To set the identity, you need to enter your name and email address that the GIT commits will use. The next step is to change the GIT editor. If you wish to use the default editor in your text, you do not have to configure the GIT editor.

You can check all your settings on GIT in one go by using the config list demand. It will show you all the settings that you have made on GIT.

  • Creating or initialising repository in GIT

You can start using GIT after you create or initialise a repository. First, you need to go to the directory in which you want to create a repository and open up the terminal (Git CMD). Now, you have to execute the command ‘git init’. The command creates a folder called ‘.git’, which serves as the repository’s metadata. 

  • Cloning a repository

You can access a remote repository on the local system by cloning it using the command .git clone <remote URL>. You can work on the local file, make changes and then copy the changes to the remote repository using the push command.

  • Creating a commit

Commit is a snapshot of the history of all the changes made in the repository. You have to choose specific files that need to be committed. The committing process involved adding references or messages for the changes you have made to understand the modifications later. To commit a file, you have to open the repository and execute the git commit command. A text editor appears on the screen. Next, you need to type a commit message. It is best to follow the 50/72 rule while writing the message. It means writing a 50 characters summary in the first line and using 72 characters for the explanation.

  • Viewing history

You have to use the ‘git log command’ to view the history of a repository. It will show you all the changes made to the repository in reverse chronological order, the author’s name and email, the commit message, and the exact time of creation.
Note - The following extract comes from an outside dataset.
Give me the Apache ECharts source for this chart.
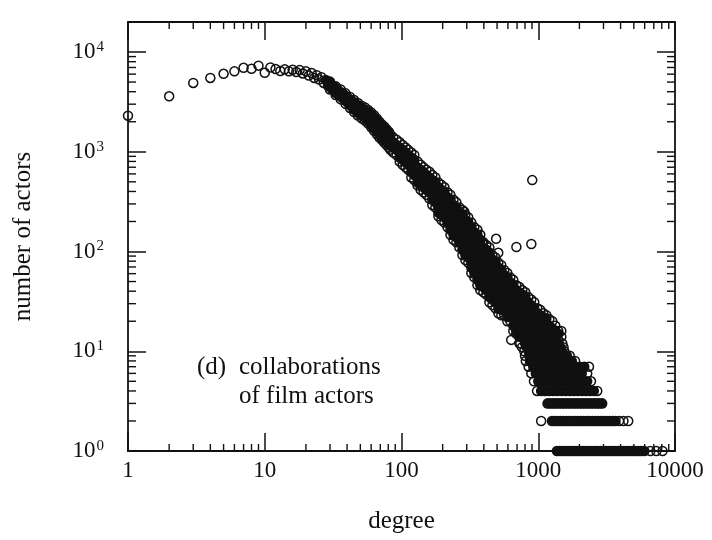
<!DOCTYPE html>
<html>
<head>
<meta charset="utf-8">
<script src="https://cdn.jsdelivr.net/npm/echarts@6.0.0/dist/echarts.min.js"></script>
<style>
  html, body { margin: 0; background: #fff; }
  #chart { width: 712px; height: 540px; }
</style>
</head>
<body>
<div id="chart"></div>
<script>
// number of actors for degree 1, 2, 3 ... 82 (one point per degree)
var lowDegreeCounts = [
  2300, 3600, 4900, 5500, 6050, 6400, 6950, 6800, 7300, 6200, 7000,
  6750, 6450, 6700, 6400, 6650, 6300, 6600, 6100, 6400, 5800,
  6150, 5500, 5850, 5300, 5600, 4900, 5250, 4600, 4950, 4250,
  4550, 3900, 4250, 3650, 3950, 3450, 3750, 3250, 3550, 3050,
  3350, 2850, 3200, 2650, 3050, 2550, 2900, 2400, 2800, 2330,
  2700, 2250, 2600, 2200, 2150, 2500, 2000, 2400, 1880, 2300,
  1750, 2150, 1700, 2100, 1620, 2000, 1550, 1900, 1450, 1820,
  1400, 1750, 1350, 1700, 1300, 1620, 1250, 1560, 1200, 1500, 1170
]

// a few more points sitting in the middle of the band, degree 44-81
var lowDegreeExtra = [
  [44, 2950], [47, 2750], [50, 2550], [52, 2450], [55, 2370], [57, 2250],
  [60, 2100], [62, 1990], [65, 1850], [67, 1760], [70, 1640], [72, 1570],
  [75, 1480], [77, 1420], [79, 1360], [81, 1300]
]

// upper and lower edge of the band, degree 30-81
var edgeDegrees = [30, 33, 36, 39, 42, 45, 48, 51, 54, 57, 60, 63, 66, 69, 72, 75, 78, 81]
var edgeUpper = [5050, 4550, 4200, 3850, 3550, 3300, 3080, 2900, 2780, 2630, 2480, 2320, 2160, 2000, 1880, 1780, 1670, 1580]
var edgeLower = [4200, 3700, 3350, 3020, 2750, 2500, 2310, 2170, 2060, 1920, 1760, 1620, 1500, 1390, 1310, 1230, 1160, 1100]

// dense band: degree -> counts seen at that degree
var bandColumns = [
  [83, [1480, 1320, 1170, 1045]],
  [87, [1395, 1245, 1105, 985]],
  [92, [1320, 1170, 1045, 930]],
  [97, [1245, 1105, 985, 877, 800]],
  [102, [1170, 1045, 930, 830, 740]],
  [107, [1105, 985, 877, 783, 698]],
  [112, [1045, 930, 830, 740, 660]],
  [118, [985, 877, 783, 698, 622, 553]],
  [124, [930, 830, 740, 660, 586, 522]],
  [131, [800, 698, 622, 553, 492, 460]],
  [138, [740, 660, 586, 522, 466, 415]],
  [145, [698, 622, 553, 492, 440, 392]],
  [152, [660, 586, 522, 466, 415, 370]],
  [160, [630, 553, 492, 440, 392, 340]],
  [168, [586, 522, 466, 415, 370, 330, 293]],
  [177, [553, 492, 440, 392, 349, 311, 276]],
  [186, [492, 440, 392, 349, 311, 276, 246, 226]],
  [196, [466, 415, 370, 330, 293, 261, 233, 207]],
  [206, [440, 392, 349, 311, 276, 246, 220, 195]],
  [217, [392, 349, 311, 276, 246, 220, 195, 175]],
  [228, [370, 330, 293, 261, 233, 207, 185, 165, 147]],
  [240, [330, 293, 261, 233, 207, 185, 165, 147, 131]],
  [252, [311, 276, 246, 220, 195, 175, 156, 139, 124]],
  [265, [276, 246, 220, 195, 175, 156, 139, 124, 110]],
  [279, [261, 233, 207, 185, 165, 147, 131, 116, 104, 92]],
  [293, [233, 207, 185, 165, 147, 131, 116, 104, 92, 82]],
  [308, [220, 195, 175, 156, 139, 124, 110, 98, 87, 77]],
  [324, [195, 175, 156, 139, 124, 110, 98, 87, 77, 69, 61]],
  [341, [175, 156, 139, 124, 110, 98, 87, 77, 69, 61, 55]],
  [359, [165, 147, 131, 116, 104, 92, 82, 73, 65, 58, 52, 46]],
  [377, [147, 131, 116, 104, 92, 82, 73, 65, 58, 52, 46, 41]],
  [397, [124, 110, 98, 87, 77, 69, 61, 55, 49, 44, 39]],
  [417, [116, 104, 92, 82, 73, 65, 58, 52, 46, 41, 37]],
  [439, [110, 98, 87, 77, 69, 61, 55, 49, 44, 39, 35, 31]],
  [462, [92, 82, 73, 65, 58, 52, 46, 41, 37, 33, 29]],
  [486, [87, 77, 69, 61, 55, 49, 44, 39, 35, 31, 27]],
  [511, [77, 69, 61, 55, 49, 44, 39, 35, 31, 27, 24]],
  [537, [73, 65, 58, 52, 46, 41, 37, 33, 29, 26, 23]],
  [565, [65, 58, 52, 46, 41, 37, 33, 29, 26, 23]],
  [594, [61, 55, 49, 44, 39, 35, 31, 27, 24, 22, 20]],
  [625, [55, 49, 44, 39, 35, 31, 27, 24, 22, 20]],
  [657, [52, 46, 41, 37, 33, 29, 26, 23, 21, 18, 16]],
  [691, [46, 41, 37, 33, 29, 26, 23, 21, 18, 16, 15]],
  [727, [44, 39, 35, 31, 27, 24, 22, 20, 17, 15, 14, 12]],
  [765, [41, 37, 33, 29, 26, 23, 21, 18, 16, 15]],
  [804, [39, 35, 31, 27, 24, 22, 20, 17, 15, 14]],
  [845, [35, 31, 27, 24, 22, 20, 17, 15, 14]],
  [889, [33, 29, 26, 23, 21, 18, 16, 15, 13]],
  [935, [31, 27, 24, 22, 20, 17, 15, 14, 12]],
  [983, [27, 24, 22, 20, 17, 15, 14]],
  [1035, [26, 23, 21, 18, 16, 15, 13]],
  [1088, [24, 22, 20, 17, 15, 14]],
  [1145, [23, 21, 18, 16, 15, 13]],
  [1204, [21, 18, 16, 15, 13]],
  [1267, [20, 17, 15, 14]],
  [1333, [18, 16, 15, 13]],
  [1402, [16, 15, 13]],
  [1475, [16, 14]]
]

// small counts: count -> degrees that have it
var tailLevels = [
  [12, [740, 800, 860, 920, 990, 1060, 1140, 1220, 1310, 1400, 1500]],
  [11, [760, 820, 880, 950, 1020, 1090, 1170, 1260, 1350, 1450, 1530]],
  [10, [790, 850, 910, 980, 1050, 1130, 1210, 1300, 1390, 1490, 1550]],
  [9, [800, 860, 930, 1000, 1070, 1150, 1230, 1320, 1420, 1520, 1620, 1700]],
  [8, [811, 870, 940, 1010, 1080, 1160, 1250, 1340, 1440, 1550, 1660, 1760, 1860]],
  [7, [850, 920, 990, 1060, 1140, 1220, 1310, 1400, 1500, 1610, 1730, 1860, 2000, 2170, 2350]],
  [6, [890, 960, 1030, 1100, 1180, 1270, 1360, 1460, 1570, 1680, 1800, 1930, 2080, 2280]],
  [5, [930, 1000, 1070, 1150, 1230, 1320, 1410, 1510, 1620, 1740, 1860, 2000, 2140, 2280, 2430]],
  [4, [980, 1050, 1120, 1200, 1290, 1380, 1480, 1590, 1700, 1820, 1950, 2090, 2240, 2400, 2550, 2700]]
]

// the three solid rows at the bottom (count 3, 2, 1)
var rowThree = [1170, 1230, 1290, 1350, 1420, 1490, 1560, 1640, 1720, 1810, 1900, 2000, 2100,
  2200, 2310, 2430, 2550, 2680, 2800, 2930]
var rowTwo = [1260, 1320, 1390, 1460, 1530, 1610, 1690, 1770, 1860, 1950, 2050, 2150, 2260,
  2370, 2490, 2610, 2740, 2880, 3020, 3170, 3330, 3500, 3670]
var rowOne = [1370, 1440, 1510, 1590, 1670, 1750, 1840, 1930, 2030, 2130, 2240, 2350, 2470,
  2590, 2720, 2860, 3000, 3150, 3310, 3480, 3650, 3830, 4020, 4220, 4430, 4650, 4880, 5120,
  5380, 5650, 5970]

// lone circles
var outliers = [
  [288, 250], [390, 122], [492, 134], [510, 97], [692, 111], [890, 119], [904, 520],
  [634, 13], [1050, 2], [3900, 2], [4200, 2], [4550, 2], [6600, 1], [7300, 1], [8100, 1]
]

var xTickLabels = [1, 10, 100, 1000, 10000]
var decades = [1, 10, 100, 1000]
var minorSteps = [2, 3, 4, 5, 6, 7, 8, 9]

var serif = '"Liberation Serif", "DejaVu Serif", serif'
var ink = '#111'

// build the point lists: every point gets a ring, points inside the band
// also get a filled disc underneath so the dense part reads solid
var ringData = []
var fillData = []
lowDegreeCounts.forEach(function (n, i) {
  ringData.push([i + 1, n])
  if (i + 1 >= 28) fillData.push([i + 1, n])
})
lowDegreeExtra.forEach(function (p) { ringData.push(p); fillData.push(p) })
edgeDegrees.forEach(function (k, i) {
  ringData.push([k, edgeUpper[i]])
  ringData.push([k, edgeLower[i]])
})
bandColumns.forEach(function (c) {
  c[1].forEach(function (n, j) {
    ringData.push([c[0], n])
    if (j > 0 && j < c[1].length - 1) fillData.push([c[0], n])
  })
})
tailLevels.forEach(function (l) {
  l[1].forEach(function (k, j) {
    ringData.push([k, l[0]])
    if (j > 0 && j < l[1].length - 1) fillData.push([k, l[0]])
  })
})
outliers.forEach(function (p) { ringData.push(p) })

var rowData = []
rowThree.forEach(function (k) { rowData.push([k, 3]) })
rowTwo.forEach(function (k) { rowData.push([k, 2]) })
rowOne.forEach(function (k) { rowData.push([k, 1]) })

var minorX = []
var minorY = []
decades.forEach(function (d) {
  minorSteps.forEach(function (m) {
    minorX.push([m * d, 1])
    minorY.push([1, m * d])
  })
})

function drawMinorX (params, api) {
  var cs = params.coordSys
  var x = api.coord([api.value(0), 1])[0]
  var bottom = cs.y + cs.height
  var st = { stroke: ink, lineWidth: 1.4 }
  return {
    type: 'group',
    children: [
      { type: 'line', shape: { x1: x, y1: bottom, x2: x, y2: bottom - 7 }, style: st },
      { type: 'line', shape: { x1: x, y1: cs.y, x2: x, y2: cs.y + 7 }, style: st },
    ],
  }
}

function drawMinorY (params, api) {
  var cs = params.coordSys
  var y = api.coord([1, api.value(1)])[1]
  var right = cs.x + cs.width
  var st = { stroke: ink, lineWidth: 1.4 }
  return {
    type: 'group',
    children: [
      { type: 'line', shape: { x1: cs.x, y1: y, x2: cs.x + 8, y2: y }, style: st },
      { type: 'line', shape: { x1: right, y1: y, x2: right - 8, y2: y }, style: st },
    ],
  }
}

function axisBase () {
  return {
    type: 'log',
    logBase: 10,
    axisLine: { show: true, onZero: false, lineStyle: { color: ink, width: 1.8 } },
    axisTick: { show: true, inside: true, length: 18, lineStyle: { color: ink, width: 1.5 } },
    splitLine: { show: false },
    minorTick: { show: false },
  }
}

var xBottom = Object.assign(axisBase(), {
  position: 'bottom',
  min: 1,
  max: 10000,
  name: 'degree',
  nameLocation: 'middle',
  nameGap: 58,
  nameTextStyle: { fontFamily: serif, fontSize: 25, color: ink },
  axisLabel: {
    margin: 8,
    fontFamily: serif,
    fontSize: 23,
    color: ink,
    formatter: function (v) {
      var r = Math.round(v)
      return xTickLabels.indexOf(r) >= 0 ? String(r) : ''
    },
  },
})
var xTop = Object.assign(axisBase(), {
  position: 'top',
  min: 1,
  max: 10000,
  axisLabel: { show: false },
})
var yLeft = Object.assign(axisBase(), {
  position: 'left',
  min: 1,
  max: 20000,
  name: 'number of actors',
  nameLocation: 'middle',
  nameGap: 92,
  nameTextStyle: { fontFamily: serif, fontSize: 25, color: ink },
  axisLabel: {
    margin: 24,
    fontFamily: serif,
    fontSize: 23,
    color: ink,
    formatter: function (v) {
      var e = Math.log10(v)
      var r = Math.round(e)
      if (Math.abs(e - r) > 1e-6) return ''
      return '10{sup|' + r + '}'
    },
    rich: {
      sup: { fontFamily: serif, fontSize: 15, color: ink, verticalAlign: 'top', padding: [0, 0, 10, 1] },
    },
  },
})
var yRight = Object.assign(axisBase(), {
  position: 'right',
  min: 1,
  max: 20000,
  axisLabel: { show: false },
})

var chart = echarts.init(document.getElementById('chart'))
chart.setOption({
  animation: false,
  backgroundColor: '#fff',
  grid: { left: 128, right: 37, top: 22, bottom: 89 },
  xAxis: [xBottom, xTop],
  yAxis: [yLeft, yRight],
  graphic: [
    { type: 'text', left: 197, top: 355, style: { text: '(d)', font: '25px ' + serif, fill: ink } },
    { type: 'text', left: 239, top: 355, style: { text: 'collaborations', font: '25px ' + serif, fill: ink } },
    { type: 'text', left: 239, top: 384, style: { text: 'of film actors', font: '25px ' + serif, fill: ink } },
  ],
  series: [
    {
      type: 'scatter',
      name: 'rows',
      data: rowData,
      clip: false,
      symbol: 'circle',
      symbolSize: 10.6,
      itemStyle: { color: ink, opacity: 1 },
      emphasis: { disabled: true },
      silent: true,
    },
    {
      type: 'scatter',
      name: 'band',
      data: fillData,
      clip: false,
      symbol: 'circle',
      symbolSize: 9,
      itemStyle: { color: ink, opacity: 1 },
      emphasis: { disabled: true },
      silent: true,
    },
    {
      type: 'scatter',
      name: 'actors',
      data: ringData,
      clip: false,
      symbol: 'circle',
      symbolSize: 9,
      itemStyle: { color: 'rgba(0,0,0,0)', borderColor: ink, borderWidth: 1.5, opacity: 1 },
      emphasis: { disabled: true },
      silent: true,
    },
    {
      type: 'custom',
      data: minorX,
      renderItem: drawMinorX,
      silent: true,
      z: 5,
    },
    {
      type: 'custom',
      data: minorY,
      renderItem: drawMinorY,
      silent: true,
      z: 5,
    },
  ],
})
</script>
</body>
</html>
  • Creating and merging branches

GIT allows working on different sub-branches for performing various functions. You can create a new branch by executing the command git branch <branch-name>. To merge the sub-branches with the master branch, you need to place the head in the master branch. It indicates that the sub-branch will move there. Then, you need to execute the merge command git merge <branch name>.

Conclusion

Even though GIT is pretty technical compared to other distributed version control systems, it is widely used due to its unique features. Therefore, if you are keen on building a career in software development, it is crucial to know how GIT works. You can learn GIT in-depth by pursuing a Master of Science in Computer Science from upGrad offered by Liverpool John Moores University.

What is GIT?

GIT is a distributed version control system that developers use to track multiple changes in a code. It creates a history of each version of the code.

What are the advantages of using GIT?

GIT is one of the most popular version control systems due to its efficiency in large-scale projects. One of its significant advantages is that it allows creating multiple branches, which allows many developers to work independently on a single project.

How to create repositories in GIT?

You can initialise a GIT repository by going to the directory and executing the git init command.